> [Task to carry out]: Work through the listing below and count the lines that hold "TypeScript". Answer with the number alone.

> [Information given]:
========================

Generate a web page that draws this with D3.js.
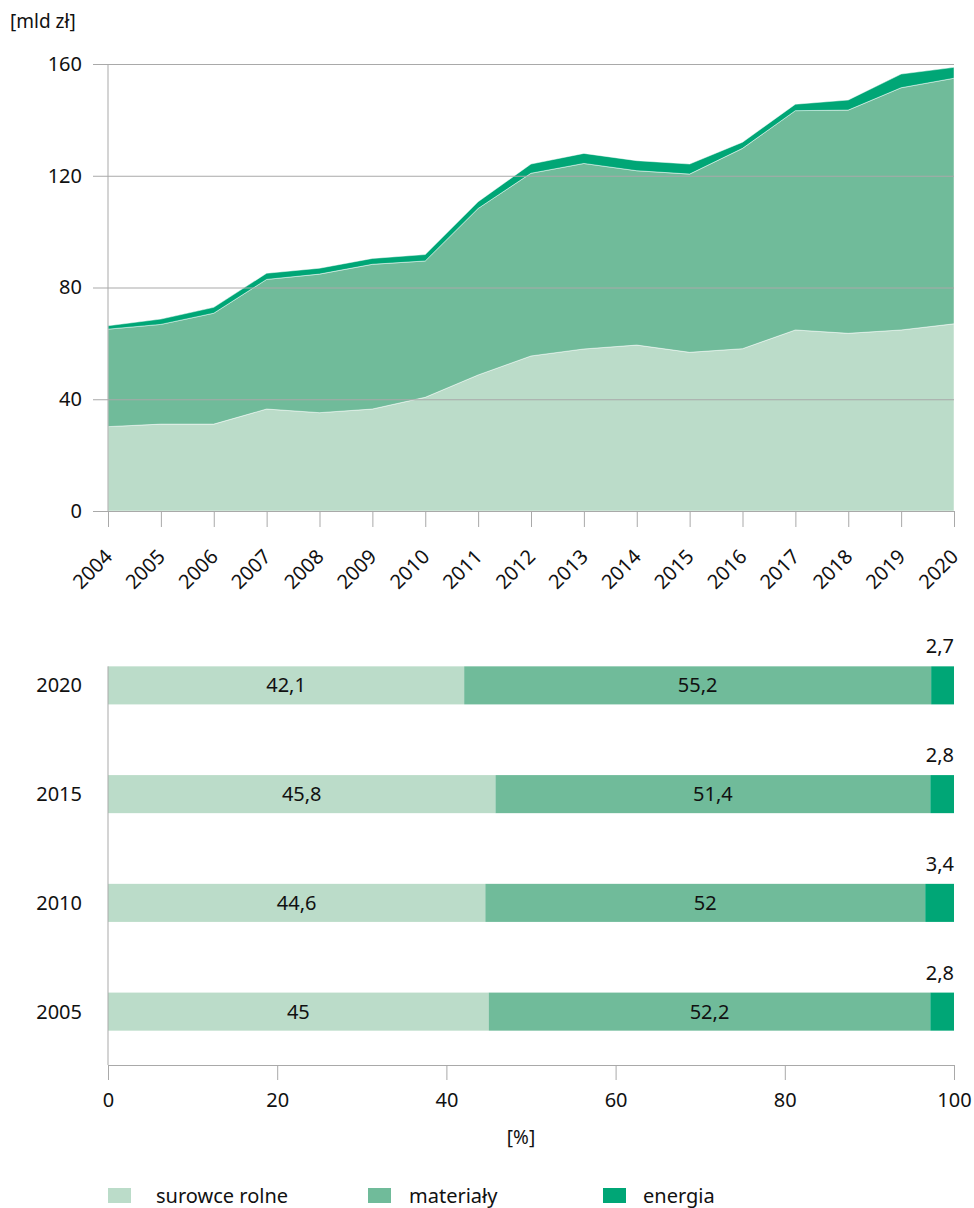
<!DOCTYPE html>
<html>
<head>
<meta charset="utf-8">
<script src="https://cdn.jsdelivr.net/npm/d3@7"></script>
<style>
  body { margin: 0; background: #fff; }
  text { font-family: "Noto Sans", sans-serif; fill: #111; }
</style>
</head>
<body>
<div id="chart"></div>
<script>
// top chart: values in mld zl
var years = [2004, 2005, 2006, 2007, 2008, 2009, 2010, 2011, 2012, 2013, 2014, 2015, 2016, 2017, 2018, 2019, 2020];
var surowce = [30.2, 31.1, 31.1, 36.5, 35.2, 36.5, 40.7, 48.7, 55.5, 58.0, 59.4, 56.8, 58.1, 64.8, 63.6, 64.8, 67.0];
var materialy = [34.9, 35.7, 39.7, 46.4, 49.6, 51.8, 48.8, 59.6, 65.4, 66.4, 62.4, 63.8, 71.7, 78.5, 79.9, 86.7, 87.9];
var energia = [1.2, 1.9, 2.1, 2.2, 2.1, 2.1, 2.3, 2.4, 3.3, 3.6, 3.6, 3.6, 2.2, 2.3, 3.6, 4.9, 3.9];
var yTicks = [0, 40, 80, 120, 160];

// bottom chart: shares in %
var shareYears = ["2020", "2015", "2010", "2005"];
var shareSurowce = [42.1, 45.8, 44.6, 45];
var shareMaterialy = [55.2, 51.4, 52, 52.2];
var shareEnergia = [2.7, 2.8, 3.4, 2.8];
var xTicks = [0, 20, 40, 60, 80, 100];

var seriesNames = ["surowce rolne", "materiały", "energia"];
var keys = ["surowce", "materialy", "energia"];
var colors = ["#bbdcc9", "#70bb9a", "#00a676"];
var gridColor = "#a9a9a9";

var width = 974, height = 1208;
var svg = d3.select("#chart").append("svg")
    .attr("width", width)
    .attr("height", height);

var fmt = function(v) { return String(v).replace(".", ","); };

//----- TOP: stacked area
var x = d3.scaleLinear().domain([2004, 2020]).range([108, 954]);
var y = d3.scaleLinear().domain([0, 160]).range([511, 64]);

var rows = years.map(function(yr, i) {
    return {year: yr, surowce: surowce[i], materialy: materialy[i], energia: energia[i]};
});
var stacked = d3.stack().keys(keys)(rows);

var area = d3.area()
    .x(function(d) { return x(d.data.year); })
    .y0(function(d) { return y(d[0]); })
    .y1(function(d) { return y(d[1]); });

svg.append("g").attr("class", "areas")
  .selectAll("path")
    .data(stacked)
    .enter().append("path")
      .attr("d", area)
      .style("fill", function(d, i) { return colors[i]; })
      .style("stroke", "#fff")
      .style("stroke-opacity", 0.6)
      .style("stroke-width", 0.8);

// grid + y labels
var yAxis = svg.append("g")
    .attr("transform", "translate(93,0)")
    .call(d3.axisLeft(y).tickValues(yTicks).tickSize(-(954 - 93)).tickPadding(11));
yAxis.select(".domain").remove();
yAxis.selectAll("line").style("stroke", gridColor);
yAxis.selectAll("text").style("font-size", "20px").style("font-family", null);

svg.append("line")
    .attr("x1", 108).attr("x2", 108)
    .attr("y1", 64).attr("y2", 511)
    .style("stroke", gridColor);

var xAxis = svg.append("g")
    .attr("transform", "translate(0,511)")
    .call(d3.axisBottom(x).tickValues(years).tickFormat(d3.format("d")).tickSize(16));
xAxis.select(".domain").remove();
xAxis.selectAll("line").style("stroke", gridColor);
xAxis.selectAll("text")
    .attr("x", 0).attr("y", 0).attr("dy", 0)
    .attr("transform", "translate(5,47) rotate(-45)")
    .style("text-anchor", "end")
    .style("font-size", "20px")
    .style("font-family", null);

svg.append("text")
    .attr("x", 10).attr("y", 28)
    .style("font-size", "19px")
    .text("[mld zł]");

//----- BOTTOM: 100% stacked bars
var xs = d3.scaleLinear().domain([0, 100]).range([108, 954]);
var ys = d3.scaleBand().domain(shareYears).range([631, 1066]).paddingInner(0.65).paddingOuter(0.325);

var shareRows = shareYears.map(function(yr, i) {
    return {year: yr, surowce: shareSurowce[i], materialy: shareMaterialy[i], energia: shareEnergia[i]};
});
var shareStack = d3.stack().keys(keys)(shareRows);

var layers = svg.append("g").attr("class", "bars")
  .selectAll("g")
    .data(shareStack)
    .enter().append("g")
      .style("fill", function(d, i) { return colors[i]; });

layers.selectAll("rect")
    .data(function(d) { return d; })
    .enter().append("rect")
      .attr("x", function(d) { return xs(d[0]); })
      .attr("y", function(d) { return ys(d.data.year); })
      .attr("width", function(d) { return xs(d[1]) - xs(d[0]); })
      .attr("height", ys.bandwidth());

// labels inside (first two series), above bar for energia
layers.filter(function(d, i) { return i < 2; })
  .selectAll("text")
    .data(function(d) { return d.map(function(p) { p.key = d.key; return p; }); })
    .enter().append("text")
      .attr("x", function(d) { return xs((d[0] + d[1]) / 2); })
      .attr("y", function(d) { return ys(d.data.year) + ys.bandwidth() / 2; })
      .attr("dy", "0.35em")
      .style("text-anchor", "middle")
      .style("font-size", "20px")
      .text(function(d) { return fmt(d.data[d.key]); });

svg.append("g").selectAll("text")
    .data(shareRows)
    .enter().append("text")
      .attr("x", xs(100))
      .attr("y", function(d) { return ys(d.year) - 13; })
      .style("text-anchor", "end")
      .style("font-size", "20px")
      .text(function(d) { return fmt(d.energia); });

svg.append("g").selectAll("text")
    .data(shareYears)
    .enter().append("text")
      .attr("x", 82)
      .attr("y", function(d) { return ys(d) + ys.bandwidth() / 2; })
      .attr("dy", "0.35em")
      .style("text-anchor", "end")
      .style("font-size", "20px")
      .text(function(d) { return d; });

svg.append("line")
    .attr("x1", 108).attr("x2", 108)
    .attr("y1", ys(shareYears[0])).attr("y2", 1065)
    .style("stroke", gridColor);

var xsAxis = svg.append("g")
    .attr("transform", "translate(0,1065)")
    .call(d3.axisBottom(xs).tickValues(xTicks).tickSize(15).tickSizeOuter(0).tickPadding(13));
xsAxis.select(".domain").style("stroke", gridColor);
xsAxis.selectAll("line").style("stroke", gridColor);
xsAxis.selectAll("text").style("font-size", "20px").style("font-family", null);

svg.append("text")
    .attr("x", 521).attr("y", 1144)
    .style("text-anchor", "middle")
    .style("font-size", "19px")
    .text("[%]");

// legend
var legendX = [108, 368, 603];
var legendTextX = [156, 409, 643];
var legend = svg.append("g").selectAll("g")
    .data(seriesNames)
    .enter().append("g");
legend.append("rect")
    .attr("x", function(d, i) { return legendX[i]; })
    .attr("y", 1188)
    .attr("width", 23)
    .attr("height", 15)
    .style("fill", function(d, i) { return colors[i]; });
legend.append("text")
    .attr("x", function(d, i) { return legendTextX[i]; })
    .attr("y", 1203)
    .style("font-size", "20px")
    .text(function(d) { return d; });
</script>
</body>
</html>
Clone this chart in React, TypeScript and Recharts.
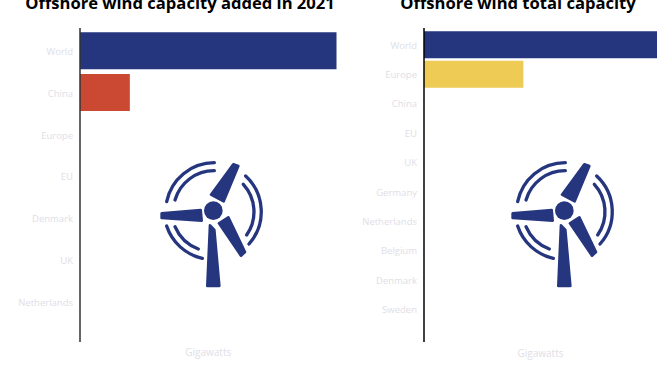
import React from 'react';
import { BarChart, Bar, XAxis, YAxis, Cell } from 'recharts';

const addedCategories = ['World', 'China', 'Europe', 'EU', 'Denmark', 'UK', 'Netherlands'];
const addedValues = [21.1, 4.1, 0, 0, 0, 0, 0];
const addedColors = ['#25367f', '#cb4832'];

const totalCategories = ['World', 'Europe', 'China', 'EU', 'UK', 'Germany', 'Netherlands', 'Belgium', 'Denmark', 'Sweden'];
const totalValues = [57.2, 24.4, 0, 0, 0, 0, 0, 0, 0, 0];
const totalColors = ['#25367f', '#edcb55'];

const FONT = '"Open Sans", sans-serif';
const LABEL_COLOR = '#e0dee6';
const NAVY = '#25367f';

const toRows = (categories: string[], values: number[]) =>
  categories.map((name, i) => ({ name, value: values[i] }));

// hub sits at 190,182 in this viewBox, arcs are drawn around it
const Turbine = ({ left, top }: { left: number; top: number }) => (
  <svg
    viewBox="0 0 375 435"
    width={125}
    height={145}
    style={{ position: 'absolute', left, top }}
  >
    <g fill="none" stroke={NAVY} strokeWidth={10} strokeLinecap="round">
      <path d="M50 155 A146 146 0 0 1 193 38" />
      <path d="M75 150 A122 122 0 0 1 193 62" />
      <path d="M287 78 A146 146 0 0 1 297 282" />
      <path d="M280 103 A122 122 0 0 1 290 255" />
      <path d="M50 228 A146 146 0 0 0 157 325" />
      <path d="M75 230 A122 122 0 0 0 145 297" />
    </g>
    <circle cx={190} cy={182} r={28} fill={NAVY} />
    <g fill={NAVY} stroke={NAVY} strokeWidth={8} strokeLinejoin="round">
      <polygon points="183,134 250,43 265,48 221,154" />
      <polygon points="35,190 152,180 155,212 35,204" />
      <polygon points="207,220 235,202 285,306 273,317" />
      <polygon points="180,226 193,240 208,408 172,408" />
    </g>
  </svg>
);

const Title = ({ text, center }: { text: string; center: number }) => (
  <div
    style={{
      position: 'absolute',
      left: center - 200,
      width: 400,
      top: -10,
      textAlign: 'center',
      fontFamily: FONT,
      fontWeight: 700,
      fontSize: 16.6,
      lineHeight: '26px',
      color: '#000',
    }}
  >
    {text}
  </div>
);

type PanelProps = {
  rows: { name: string; value: number }[];
  colors: string[];
  left: number;
  width: number;
  axisWidth: number;
  marginRight: number;
  padBottom: number;
  barGapPx: number;
  axisColor: string;
  labelOffset: number;
};

const Panel = ({ rows, colors, left, width, axisWidth, marginRight, padBottom, barGapPx, axisColor, labelOffset }: PanelProps) => (
  <div style={{ position: 'absolute', left, top: 0 }}>
    <BarChart
      width={width}
      height={372}
      data={rows}
      layout="vertical"
      margin={{ top: 28, right: marginRight, bottom: 0, left: 0 }}
      barCategoryGap={barGapPx}
    >
      <XAxis
        type="number"
        domain={[0, rows[0].value]}
        axisLine={false}
        tickLine={false}
        tick={false}
        height={30}
        label={{
          value: 'Gigawatts',
          position: 'insideBottom',
          offset: labelOffset,
          fill: LABEL_COLOR,
          fontFamily: FONT,
          fontSize: 10,
        }}
      />
      <YAxis
        type="category"
        dataKey="name"
        width={axisWidth}
        interval={0}
        padding={{ top: 2, bottom: padBottom }}
        axisLine={{ stroke: axisColor, strokeWidth: 1.5 }}
        tickLine={false}
        tickMargin={1}
        tick={{ fill: LABEL_COLOR, fontFamily: FONT, fontSize: 9.5, dy: 0.5 }}
      />
      <Bar dataKey="value" isAnimationActive={false}>
        {rows.map((row, i) => (
          <Cell key={row.name} fill={colors[i] ?? NAVY} />
        ))}
      </Bar>
    </BarChart>
  </div>
);

export default function App() {
  return (
    <div style={{ position: 'absolute', left: 0, top: 0, width: 672, height: 372, overflow: 'hidden', background: '#fff' }}>
      <Panel
        rows={toRows(addedCategories, addedValues)}
        colors={addedColors}
        left={0}
        width={340}
        axisWidth={80}
        marginRight={3.5}
        padBottom={19}
        barGapPx={2.2}
        axisColor="#333"
        labelOffset={16}
      />
      <Panel
        rows={toRows(totalCategories, totalValues)}
        colors={totalColors}
        left={340}
        width={332}
        axisWidth={84}
        marginRight={15}
        padBottom={18}
        barGapPx={1.3}
        axisColor="#000"
        labelOffset={15}
      />
      <Title text="Offshore wind capacity added in 2021" center={180} />
      <Title text="Offshore wind total capacity" center={518} />
      <Turbine left={150} top={150} />
      <Turbine left={501} top={150} />
    </div>
  );
}
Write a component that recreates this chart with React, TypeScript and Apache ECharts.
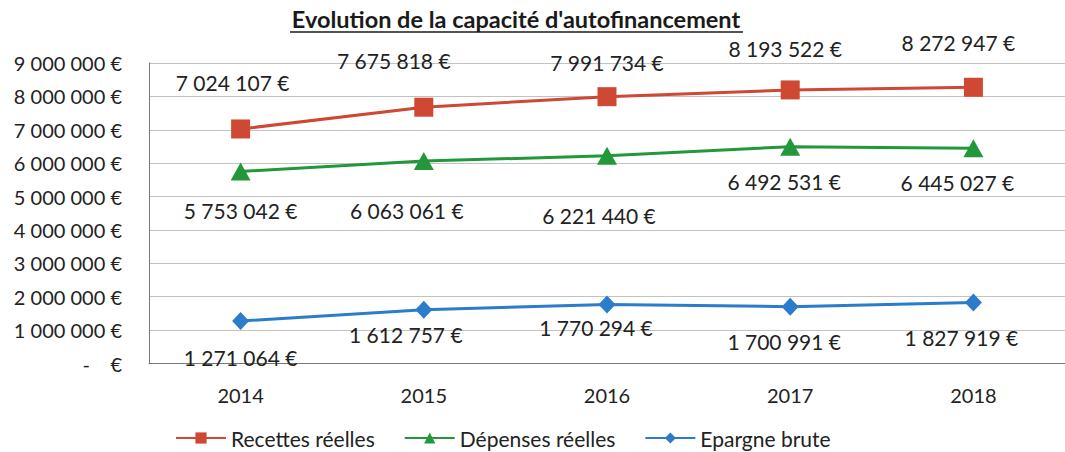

========================

> [Answer for the task]: 2